A Lakehouse Platform is a modern data architecture that combines the best features of data lakes and data warehouses. It aims to provide a unified solution for managing, processing, and analyzing all types of data, including structured, semi-structured, and unstructured data. Here are the key features and components of a Lakehouse Platform:
Key Features
Unified Storage: Stores data in an open format, typically using a distributed file system like Hadoop Distributed File System (HDFS) or cloud storage (e.g., AWS S3, Azure Blob Storage). This allows for scalability and cost-effectiveness.
Schema Enforcement and Governance: Supports schema enforcement, ensuring data quality and governance. This is typically a challenge in traditional data lakes.
Support for Diverse Data Types: Handles structured data (like tables in a database), semi-structured data (like JSON, XML), and unstructured data (like images, videos).
Decoupled Storage and Compute: Separates storage and compute resources, allowing independent scaling. This improves flexibility and cost management.
Advanced Analytics: Provides capabilities for advanced analytics, including machine learning, real-time analytics, and traditional business intelligence.
ACID Transactions: Ensures data reliability and consistency with ACID (Atomicity, Consistency, Isolation, Durability) transactions, which is typically a feature of data warehouses.
Data Versioning: Keeps track of changes to data, allowing for version control and easier data auditing.
Components
Data Ingestion: Tools and frameworks for ingesting data from various sources, such as databases, event streams, and IoT devices.
Storage Layer: A scalable and cost-effective storage layer that supports large volumes of data.
Metadata Layer: Manages metadata and provides information about the data, including its schema, location, and lineage.

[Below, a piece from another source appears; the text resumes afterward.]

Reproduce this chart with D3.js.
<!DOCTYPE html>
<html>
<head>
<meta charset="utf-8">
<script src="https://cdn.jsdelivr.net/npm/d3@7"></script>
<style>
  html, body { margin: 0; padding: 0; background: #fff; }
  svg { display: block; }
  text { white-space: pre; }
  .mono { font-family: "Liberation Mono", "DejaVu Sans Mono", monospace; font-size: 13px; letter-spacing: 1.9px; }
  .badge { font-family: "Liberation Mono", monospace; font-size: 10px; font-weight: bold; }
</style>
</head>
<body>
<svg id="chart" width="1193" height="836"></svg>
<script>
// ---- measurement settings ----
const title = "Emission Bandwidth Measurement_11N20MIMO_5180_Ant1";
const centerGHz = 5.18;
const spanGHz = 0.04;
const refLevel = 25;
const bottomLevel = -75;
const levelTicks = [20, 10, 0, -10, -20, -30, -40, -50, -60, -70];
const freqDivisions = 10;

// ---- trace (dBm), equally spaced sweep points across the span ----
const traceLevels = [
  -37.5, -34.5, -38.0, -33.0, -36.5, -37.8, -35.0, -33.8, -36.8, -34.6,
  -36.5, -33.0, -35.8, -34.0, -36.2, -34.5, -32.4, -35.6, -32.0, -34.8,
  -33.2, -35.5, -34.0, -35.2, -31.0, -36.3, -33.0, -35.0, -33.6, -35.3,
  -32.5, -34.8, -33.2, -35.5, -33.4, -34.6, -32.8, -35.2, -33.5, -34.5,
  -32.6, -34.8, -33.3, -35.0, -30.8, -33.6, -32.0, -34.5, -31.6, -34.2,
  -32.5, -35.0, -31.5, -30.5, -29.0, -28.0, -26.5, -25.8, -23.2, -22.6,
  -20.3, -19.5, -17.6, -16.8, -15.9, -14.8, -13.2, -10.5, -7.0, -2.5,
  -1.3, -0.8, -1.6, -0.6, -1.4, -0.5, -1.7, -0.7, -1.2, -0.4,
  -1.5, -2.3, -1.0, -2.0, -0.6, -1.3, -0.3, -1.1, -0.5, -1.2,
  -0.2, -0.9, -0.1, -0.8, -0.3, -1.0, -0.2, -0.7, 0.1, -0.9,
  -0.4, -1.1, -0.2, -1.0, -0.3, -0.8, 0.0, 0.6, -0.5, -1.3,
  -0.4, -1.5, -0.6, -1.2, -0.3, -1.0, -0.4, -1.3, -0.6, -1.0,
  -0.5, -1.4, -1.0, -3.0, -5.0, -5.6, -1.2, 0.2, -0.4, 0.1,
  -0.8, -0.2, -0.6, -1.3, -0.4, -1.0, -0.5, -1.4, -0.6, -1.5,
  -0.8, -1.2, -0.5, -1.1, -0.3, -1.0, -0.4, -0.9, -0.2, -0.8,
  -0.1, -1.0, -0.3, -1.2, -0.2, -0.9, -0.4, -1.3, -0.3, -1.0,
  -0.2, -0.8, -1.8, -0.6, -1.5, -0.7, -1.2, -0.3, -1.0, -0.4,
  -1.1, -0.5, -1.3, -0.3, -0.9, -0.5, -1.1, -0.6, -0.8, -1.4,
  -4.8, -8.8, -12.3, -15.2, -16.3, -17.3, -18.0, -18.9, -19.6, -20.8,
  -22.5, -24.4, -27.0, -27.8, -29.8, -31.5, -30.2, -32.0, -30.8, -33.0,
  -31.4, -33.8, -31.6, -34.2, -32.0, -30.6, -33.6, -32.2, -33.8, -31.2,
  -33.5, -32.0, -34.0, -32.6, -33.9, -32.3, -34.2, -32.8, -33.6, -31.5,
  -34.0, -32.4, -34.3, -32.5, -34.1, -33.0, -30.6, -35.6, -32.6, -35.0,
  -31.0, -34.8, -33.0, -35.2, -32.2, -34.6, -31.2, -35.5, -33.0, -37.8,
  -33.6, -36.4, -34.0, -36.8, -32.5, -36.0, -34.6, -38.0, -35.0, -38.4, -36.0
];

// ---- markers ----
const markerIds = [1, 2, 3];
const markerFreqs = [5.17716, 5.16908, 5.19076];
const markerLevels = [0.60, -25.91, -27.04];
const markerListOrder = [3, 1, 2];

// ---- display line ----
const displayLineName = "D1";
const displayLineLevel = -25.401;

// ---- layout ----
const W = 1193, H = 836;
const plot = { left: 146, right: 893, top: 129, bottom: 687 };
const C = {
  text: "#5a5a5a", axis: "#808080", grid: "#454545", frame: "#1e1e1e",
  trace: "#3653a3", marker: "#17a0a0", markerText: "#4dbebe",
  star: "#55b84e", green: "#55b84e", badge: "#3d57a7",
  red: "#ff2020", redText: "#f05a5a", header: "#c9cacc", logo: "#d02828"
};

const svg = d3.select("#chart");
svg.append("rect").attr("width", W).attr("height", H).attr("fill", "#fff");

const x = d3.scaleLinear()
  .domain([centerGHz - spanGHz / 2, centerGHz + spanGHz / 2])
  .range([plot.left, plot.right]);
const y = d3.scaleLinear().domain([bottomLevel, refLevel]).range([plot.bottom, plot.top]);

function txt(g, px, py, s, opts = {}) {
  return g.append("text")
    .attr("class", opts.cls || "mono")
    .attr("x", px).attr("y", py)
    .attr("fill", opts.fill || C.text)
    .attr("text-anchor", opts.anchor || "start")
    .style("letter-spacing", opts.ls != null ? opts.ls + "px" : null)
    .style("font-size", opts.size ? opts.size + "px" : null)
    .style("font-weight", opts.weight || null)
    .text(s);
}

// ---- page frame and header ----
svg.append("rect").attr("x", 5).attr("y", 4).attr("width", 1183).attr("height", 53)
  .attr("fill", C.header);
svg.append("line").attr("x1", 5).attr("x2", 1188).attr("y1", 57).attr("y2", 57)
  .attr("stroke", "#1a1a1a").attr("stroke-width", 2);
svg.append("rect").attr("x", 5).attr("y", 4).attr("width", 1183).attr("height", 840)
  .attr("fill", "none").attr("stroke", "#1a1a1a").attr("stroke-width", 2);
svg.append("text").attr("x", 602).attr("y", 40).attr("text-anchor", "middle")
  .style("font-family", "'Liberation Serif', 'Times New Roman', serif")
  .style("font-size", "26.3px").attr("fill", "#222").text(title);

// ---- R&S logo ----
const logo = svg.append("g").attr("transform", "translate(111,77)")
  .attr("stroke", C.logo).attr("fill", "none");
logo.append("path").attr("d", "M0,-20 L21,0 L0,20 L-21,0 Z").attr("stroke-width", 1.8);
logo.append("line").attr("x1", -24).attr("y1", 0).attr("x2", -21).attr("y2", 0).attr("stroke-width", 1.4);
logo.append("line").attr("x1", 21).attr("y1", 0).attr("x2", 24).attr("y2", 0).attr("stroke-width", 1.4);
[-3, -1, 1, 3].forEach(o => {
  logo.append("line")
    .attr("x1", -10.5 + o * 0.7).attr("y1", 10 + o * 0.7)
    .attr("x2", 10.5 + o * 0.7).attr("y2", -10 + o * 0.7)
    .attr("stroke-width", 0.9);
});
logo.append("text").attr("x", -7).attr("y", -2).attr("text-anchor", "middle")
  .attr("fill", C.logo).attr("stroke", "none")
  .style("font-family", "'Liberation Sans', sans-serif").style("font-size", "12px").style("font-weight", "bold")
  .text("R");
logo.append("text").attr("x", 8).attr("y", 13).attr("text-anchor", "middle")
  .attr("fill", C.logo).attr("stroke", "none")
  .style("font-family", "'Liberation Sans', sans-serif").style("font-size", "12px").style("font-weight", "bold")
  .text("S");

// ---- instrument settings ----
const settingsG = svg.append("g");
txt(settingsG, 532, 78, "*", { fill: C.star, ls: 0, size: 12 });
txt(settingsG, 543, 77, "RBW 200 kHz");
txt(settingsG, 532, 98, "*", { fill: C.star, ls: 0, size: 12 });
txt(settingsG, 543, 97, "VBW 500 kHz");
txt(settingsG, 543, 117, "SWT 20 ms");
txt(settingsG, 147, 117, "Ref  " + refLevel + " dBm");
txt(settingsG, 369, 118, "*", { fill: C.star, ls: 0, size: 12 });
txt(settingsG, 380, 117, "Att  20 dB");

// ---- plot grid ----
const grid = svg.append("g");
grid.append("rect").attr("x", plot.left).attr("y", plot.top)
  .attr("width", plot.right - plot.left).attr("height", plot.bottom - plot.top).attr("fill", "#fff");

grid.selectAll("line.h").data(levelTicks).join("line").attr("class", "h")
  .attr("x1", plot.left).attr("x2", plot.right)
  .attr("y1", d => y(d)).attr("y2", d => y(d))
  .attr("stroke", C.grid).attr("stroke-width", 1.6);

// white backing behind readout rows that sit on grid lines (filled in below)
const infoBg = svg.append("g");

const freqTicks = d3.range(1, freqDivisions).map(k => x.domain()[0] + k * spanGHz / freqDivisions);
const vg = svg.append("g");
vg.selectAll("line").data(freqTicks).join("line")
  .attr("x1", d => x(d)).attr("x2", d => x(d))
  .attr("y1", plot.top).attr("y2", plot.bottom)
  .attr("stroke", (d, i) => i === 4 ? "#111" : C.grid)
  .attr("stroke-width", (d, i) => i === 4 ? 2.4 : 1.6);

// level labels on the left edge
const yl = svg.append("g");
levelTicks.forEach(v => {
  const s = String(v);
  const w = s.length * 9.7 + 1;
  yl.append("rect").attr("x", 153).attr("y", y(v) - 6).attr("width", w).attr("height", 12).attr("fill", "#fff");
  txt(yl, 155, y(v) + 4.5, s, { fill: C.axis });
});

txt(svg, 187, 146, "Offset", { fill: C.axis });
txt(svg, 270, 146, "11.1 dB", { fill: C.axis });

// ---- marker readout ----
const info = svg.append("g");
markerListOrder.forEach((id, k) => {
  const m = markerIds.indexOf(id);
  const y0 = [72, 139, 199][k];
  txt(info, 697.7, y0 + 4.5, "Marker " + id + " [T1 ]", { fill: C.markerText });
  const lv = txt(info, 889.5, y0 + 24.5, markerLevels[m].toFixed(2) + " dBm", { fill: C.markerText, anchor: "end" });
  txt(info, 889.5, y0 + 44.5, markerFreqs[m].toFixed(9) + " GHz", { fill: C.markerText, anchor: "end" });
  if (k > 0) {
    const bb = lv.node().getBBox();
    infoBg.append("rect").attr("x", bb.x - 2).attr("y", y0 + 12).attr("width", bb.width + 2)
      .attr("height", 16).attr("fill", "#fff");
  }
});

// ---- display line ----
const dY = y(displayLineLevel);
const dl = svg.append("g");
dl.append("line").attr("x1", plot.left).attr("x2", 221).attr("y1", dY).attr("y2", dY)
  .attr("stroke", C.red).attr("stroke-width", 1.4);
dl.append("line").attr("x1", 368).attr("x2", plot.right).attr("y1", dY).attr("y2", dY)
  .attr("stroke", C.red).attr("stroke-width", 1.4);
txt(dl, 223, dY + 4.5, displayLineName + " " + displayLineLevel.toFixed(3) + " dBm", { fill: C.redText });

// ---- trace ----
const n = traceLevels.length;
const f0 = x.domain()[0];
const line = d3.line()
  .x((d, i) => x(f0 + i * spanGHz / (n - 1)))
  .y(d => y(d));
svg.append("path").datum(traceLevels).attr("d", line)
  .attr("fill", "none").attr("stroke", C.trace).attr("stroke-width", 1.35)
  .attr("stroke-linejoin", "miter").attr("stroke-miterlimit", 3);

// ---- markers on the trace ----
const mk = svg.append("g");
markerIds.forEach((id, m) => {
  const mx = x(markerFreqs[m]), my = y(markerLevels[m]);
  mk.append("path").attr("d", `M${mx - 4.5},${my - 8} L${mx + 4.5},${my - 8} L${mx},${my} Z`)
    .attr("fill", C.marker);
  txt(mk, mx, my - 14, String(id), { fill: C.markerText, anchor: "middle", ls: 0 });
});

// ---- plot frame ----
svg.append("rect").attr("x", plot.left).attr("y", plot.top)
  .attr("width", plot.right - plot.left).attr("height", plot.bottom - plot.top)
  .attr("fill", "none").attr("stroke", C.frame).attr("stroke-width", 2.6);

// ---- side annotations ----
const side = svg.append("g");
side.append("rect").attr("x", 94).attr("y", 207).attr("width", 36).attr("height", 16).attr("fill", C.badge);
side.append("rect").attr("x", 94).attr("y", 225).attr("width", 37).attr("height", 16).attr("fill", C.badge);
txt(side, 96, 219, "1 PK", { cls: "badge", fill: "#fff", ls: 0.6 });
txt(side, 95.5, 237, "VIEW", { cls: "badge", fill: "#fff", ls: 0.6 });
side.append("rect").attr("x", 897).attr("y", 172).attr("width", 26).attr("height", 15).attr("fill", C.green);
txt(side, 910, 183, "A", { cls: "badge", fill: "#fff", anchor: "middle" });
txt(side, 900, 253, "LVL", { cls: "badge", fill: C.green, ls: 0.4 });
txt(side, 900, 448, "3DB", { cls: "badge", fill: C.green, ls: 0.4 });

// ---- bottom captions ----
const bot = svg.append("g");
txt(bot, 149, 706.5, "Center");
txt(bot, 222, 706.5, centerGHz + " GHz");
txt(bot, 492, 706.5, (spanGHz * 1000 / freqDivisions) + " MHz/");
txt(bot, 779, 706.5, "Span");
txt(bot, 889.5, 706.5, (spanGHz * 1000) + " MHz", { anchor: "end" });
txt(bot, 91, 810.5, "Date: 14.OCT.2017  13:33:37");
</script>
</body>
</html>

Processing Layer: Tools for data processing and transformation, including ETL (Extract, Transform, Load) processes.
Query Engine: High-performance query engines that support SQL and other query languages for data exploration and analysis.

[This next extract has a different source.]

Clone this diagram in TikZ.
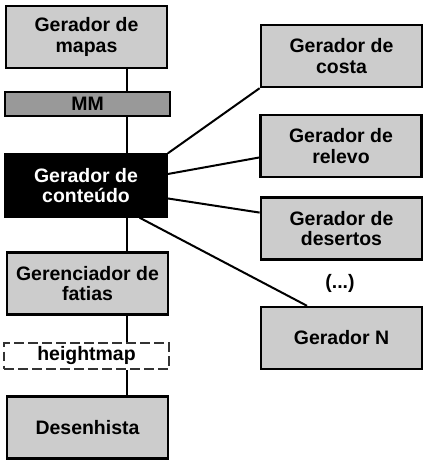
\documentclass[tikz,border=0pt]{standalone}
\usepackage{fontspec}
\setmainfont{Liberation Sans}
\definecolor{boxgray}{HTML}{CCCCCC}
\definecolor{mmgray}{HTML}{999999}
\definecolor{dashgray}{HTML}{333333}
\tikzset{
  box/.style={draw, line width=1.8pt, fill=boxgray, minimum width=121pt, minimum height=46.5pt,
    align=center, inner sep=0pt, font=\fontsize{14.6pt}{15.2pt}\selectfont\bfseries},
  mmbox/.style={box, fill=mmgray, minimum width=123.5pt, minimum height=18pt},
  darkbox/.style={box, fill=black, text=white},
  dashbox/.style={box, fill=white, draw=dashgray, line width=1.5pt, dash pattern=on 7pt off 3.5pt,
    minimum width=123.5pt, minimum height=19.5pt},
  link/.style={line width=1.5pt}
}
\begin{document}
\begin{tikzpicture}[x=0.75pt, y=-0.75pt]
    \useasboundingbox (0,0) rectangle (430,470);

    % spine x position
    \coordinate (spine) at (127,0);

    % left column
    \node[box]     (mapas)  at (86.5,37)   {Gerador de\\mapas};
    \node[mmbox]   (mm)     at (87.5,104)  {MM};
    \node[darkbox] (cont)   at (86,185.5)  {Gerador de\\conteúdo};
    \node[box]     (fatias) at (87.5,283.5) {Gerenciador de\\fatias};
    \node[dashbox] (hmap)   at (86.5,356)  {heightmap};
    \node[box]     (desen)  at (87.5,427.5) {Desenhista};

    % right column
    \node[box] (costa)    at (341.5,56)  {Gerador de\\costa};
    \node[box] (relevo)   at (341,146)   {Gerador de\\relevo};
    \node[box] (desertos) at (341.5,228.5) {Gerador de\\desertos};
    \node[font=\fontsize{14.6pt}{15.2pt}\selectfont\bfseries] (dots) at (340,283) {(...)};
    \node[box] (genN)     at (341.5,338) {Gerador N};

    \foreach \a/\b in {mapas/mm, mm/cont, cont/fatias, fatias/hmap, hmap/desen}
        \draw[link] (\a.south -| spine) -- (\b.north -| spine);

    \draw[link] (cont.north east) -- (costa.south west);
    \draw[link] (cont.8) -- (relevo.188);
    \draw[link] (cont.351) -- (desertos.169);
    \draw[link] (cont.329) -- (genN.137);
\end{tikzpicture}
\end{document}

Machine Learning: Integrated machine learning frameworks and tools for building and deploying machine learning models.
Benefits
Cost Efficiency: By combining the storage capabilities of data lakes with the performance of data warehouses, lakehouse platforms provide a cost-effective solution for big data storage and analytics.

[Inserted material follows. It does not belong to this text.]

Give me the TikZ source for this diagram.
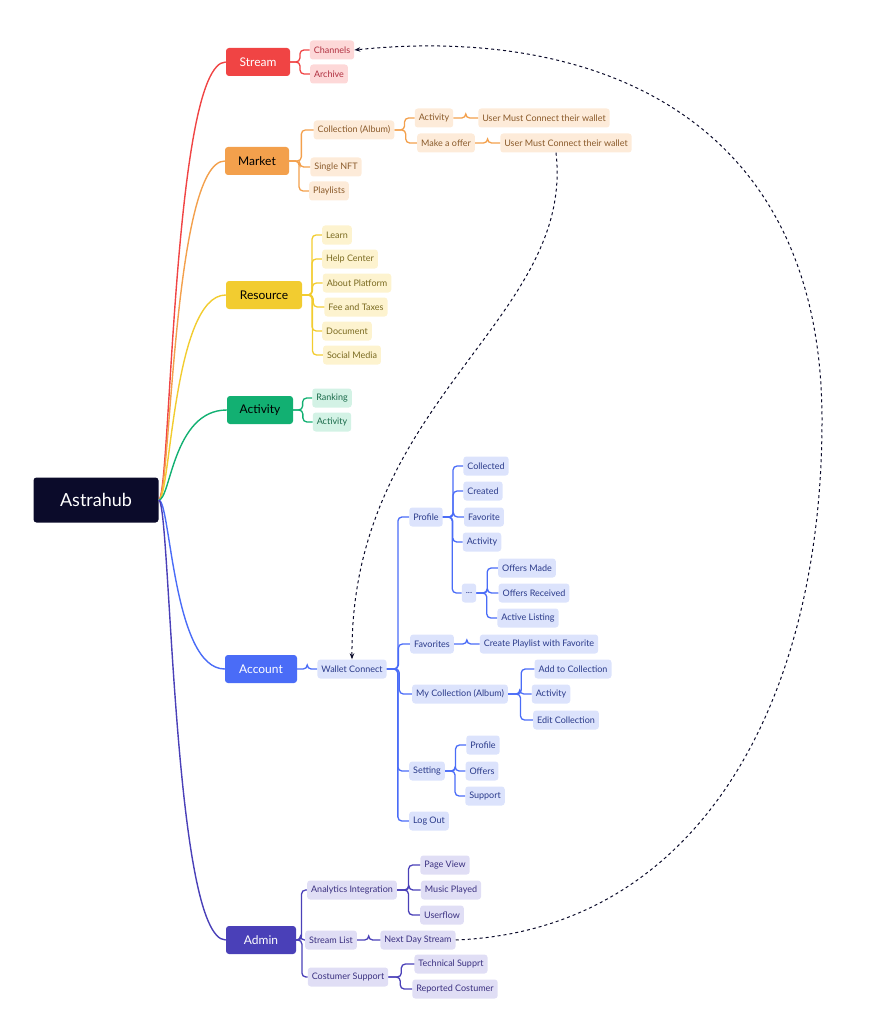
\documentclass[tikz,border=0pt]{standalone}
\usepackage{fontspec}
\setmainfont{Lato}
\usetikzlibrary{calc,arrows.meta}
\definecolor{hubc}{HTML}{0B0B2A}
\definecolor{strc}{HTML}{F04444}\definecolor{strf}{HTML}{FDD8D8}\definecolor{strt}{HTML}{B03040}
\definecolor{mkc}{HTML}{F3A04C}\definecolor{mkf}{HTML}{FDEBD9}\definecolor{mkt}{HTML}{8A5A2A}
\definecolor{rsc}{HTML}{F2CC30}\definecolor{rsf}{HTML}{FDF3CF}\definecolor{rst}{HTML}{7A6A20}
\definecolor{acc}{HTML}{12B072}\definecolor{acf}{HTML}{D3F2E5}\definecolor{act}{HTML}{1A6A4A}
\definecolor{ac2c}{HTML}{4A6CF7}\definecolor{ac2f}{HTML}{DCE3FC}\definecolor{ac2t}{HTML}{2A3A8A}
\definecolor{adc}{HTML}{4A40B8}\definecolor{adf}{HTML}{E0DEF5}\definecolor{adt}{HTML}{3A3080}
\tikzset{
  main/.style={rounded corners=3, minimum height=28, minimum width=64, font=\fontsize{12}{14}\selectfont, text=white},
  leaf/.style={rounded corners=3, minimum height=19, inner xsep=4, font=\fontsize{9}{11}\selectfont},
  link/.style={line width=1.3, rounded corners=4},
  jump/.style={dashed, line width=1, draw=hubc, -{Stealth[length=6]}},
}
% parent to children elbow
\newcommand\br[3]{\foreach \c in {#3}{\draw[link,#1] (#2.east) -- ($(#2.east)!0.5!(#2.east -| \c.west)$) |- (\c.west);}}
\newcommand\trunk[2]{\draw[line width=1.4,#1] (hub.east) .. controls ($(hub.east)+(12,0)$) and ($(hub.east |- #2.west)+(14,0)$) .. (#2.west);}
\begin{document}
\begin{tikzpicture}[x=1pt,y=-1pt]
\useasboundingbox (0,0) rectangle (880,1024);
\node[fill=hubc, text=white, rounded corners=3, minimum width=125, minimum height=45, font=\fontsize{18}{20}\selectfont] (hub) at (96,500) {Astrahub};

% stream
\node[main, fill=strc] (stream) at (258,62) {Stream};
\begin{scope}[every node/.style={leaf, fill=strf, text=strt}]
\node (chan) at (332,50) {Channels};
\node (arch) at (329,74) {Archive};
\end{scope}
\br{strc}{stream}{chan,arch}

% market
\node[main, fill=mkc, text=black] (market) at (257,161) {Market};
\begin{scope}[every node/.style={leaf, fill=mkf, text=mkt}]
\node (coll) at (354,130) {Collection (Album)};
\node (mact) at (434,118) {Activity};
\node (wal1) at (544,118) {User Must Connect their wallet};
\node (offer) at (446,143) {Make a offer};
\node (wal2) at (566,143) {User Must Connect their wallet};
\node (single) at (336,167) {Single NFT};
\node (plist) at (329,191) {Playlists};
\end{scope}
\br{mkc}{market}{coll,single,plist}
\br{mkc}{coll}{mact,offer}
\br{mkc}{mact}{wal1}
\br{mkc}{offer}{wal2}

% resource
\node[main, fill=rsc, text=black, minimum width=76] (res) at (264,295) {Resource};
\begin{scope}[every node/.style={leaf, fill=rsf, text=rst}]
\node (learn) at (337,235) {Learn};
\node (help) at (350,259) {Help Center};
\node (about) at (357,283) {About Platform};
\node (fee) at (356,307) {Fee and Taxes};
\node (doc) at (347,331) {Document};
\node (social) at (352,355) {Social Media};
\end{scope}
\br{rsc}{res}{learn,help,about,fee,doc,social}

% activity
\node[main, fill=acc, text=black, minimum width=66] (activ) at (260,410) {Activity};
\begin{scope}[every node/.style={leaf, fill=acf, text=act}]
\node (rank) at (332,398) {Ranking};
\node (aact) at (332,422) {Activity};
\end{scope}
\br{acc}{activ}{rank,aact}

% account
\node[main, fill=ac2c, minimum width=72] (account) at (261,669) {Account};
\begin{scope}[every node/.style={leaf, fill=ac2f, text=ac2t}]
\node (wallet) at (352,669) {Wallet Connect};
\node (prof) at (426,517) {Profile};
\node (colld) at (486,466) {Collected};
\node (creat) at (483,491) {Created};
\node (fav) at (484,517) {Favorite};
\node (pact) at (482,542) {Activity};
\node (more) at (469,593) {...};
\node (omade) at (527,568) {Offers Made};
\node (orec) at (534,593) {Offers Received};
\node (alist) at (528,618) {Active Listing};
\node (favs) at (432,644) {Favorites};
\node (cpl) at (539,644) {Create Playlist with Favorite};
\node (mycoll) at (460,694) {My Collection (Album)};
\node (addc) at (573,669) {Add to Collection};
\node (cact) at (551,694) {Activity};
\node (editc) at (566,720) {Edit Collection};
\node (sett) at (427,771) {Setting};
\node (sprof) at (483,745) {Profile};
\node (soff) at (482,771) {Offers};
\node (ssup) at (485,796) {Support};
\node (logout) at (429,821) {Log Out};
\end{scope}
\br{ac2c}{account}{wallet}
\br{ac2c}{wallet}{prof,favs,mycoll,sett,logout}
\br{ac2c}{prof}{colld,creat,fav,pact,more}
\br{ac2c}{more}{omade,orec,alist}
\br{ac2c}{favs}{cpl}
\br{ac2c}{mycoll}{addc,cact,editc}
\br{ac2c}{sett}{sprof,soff,ssup}

% admin
\node[main, fill=adc, minimum width=70] (admin) at (261,940) {Admin};
\begin{scope}[every node/.style={leaf, fill=adf, text=adt}]
\node (anal) at (352,890) {Analytics Integration};
\node (page) at (445,865) {Page View};
\node (music) at (451,890) {Music Played};
\node (uflow) at (442,915) {Userflow};
\node (slist) at (331,940) {Stream List};
\node (next) at (418,940) {Next Day Stream};
\node (csup) at (348,977) {Costumer Support};
\node (tech) at (451,964) {Technical Supprt};
\node (rep) at (455,989) {Reported Costumer};
\end{scope}
\br{adc}{admin}{anal,slist,csup}
\br{adc}{anal}{page,music,uflow}
\br{adc}{slist}{next}
\br{adc}{csup}{tech,rep}

% trunks
\trunk{strc}{stream}
\trunk{mkc}{market}
\trunk{rsc}{res}
\trunk{acc}{activ}
\trunk{ac2c}{account}
\trunk{adc}{admin}

% jumps
\draw[jump] (next.east) .. controls (700,930) and (822,700) .. (822,420)
  .. controls (822,120) and (600,25) .. (chan.east);
\draw[jump] ([xshift=-10]wal2.south) .. controls (575,320) and (350,400) .. (wallet.north);
\end{tikzpicture}
\end{document}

Flexibility: Supports a wide range of data types and use cases, from traditional business intelligence to advanced machine learning.
Scalability: Can handle vast amounts of data and scale out easily by adding more storage or compute resources.
Simplified Architecture: Reduces the need for multiple systems and integrations by providing a unified platform.
Examples
Databricks Lakehouse: A popular example that integrates with Apache Spark and Delta Lake.
Snowflake: Offers a data cloud that embodies lakehouse principles.
Google BigLake: A solution from Google Cloud that combines the benefits of data lakes and warehouses.
In summary, a Lakehouse Platform is designed to provide the scalability and flexibility of data lakes with the reliability and performance of data warehouses, making it an attractive option for modern data management and analytics needs.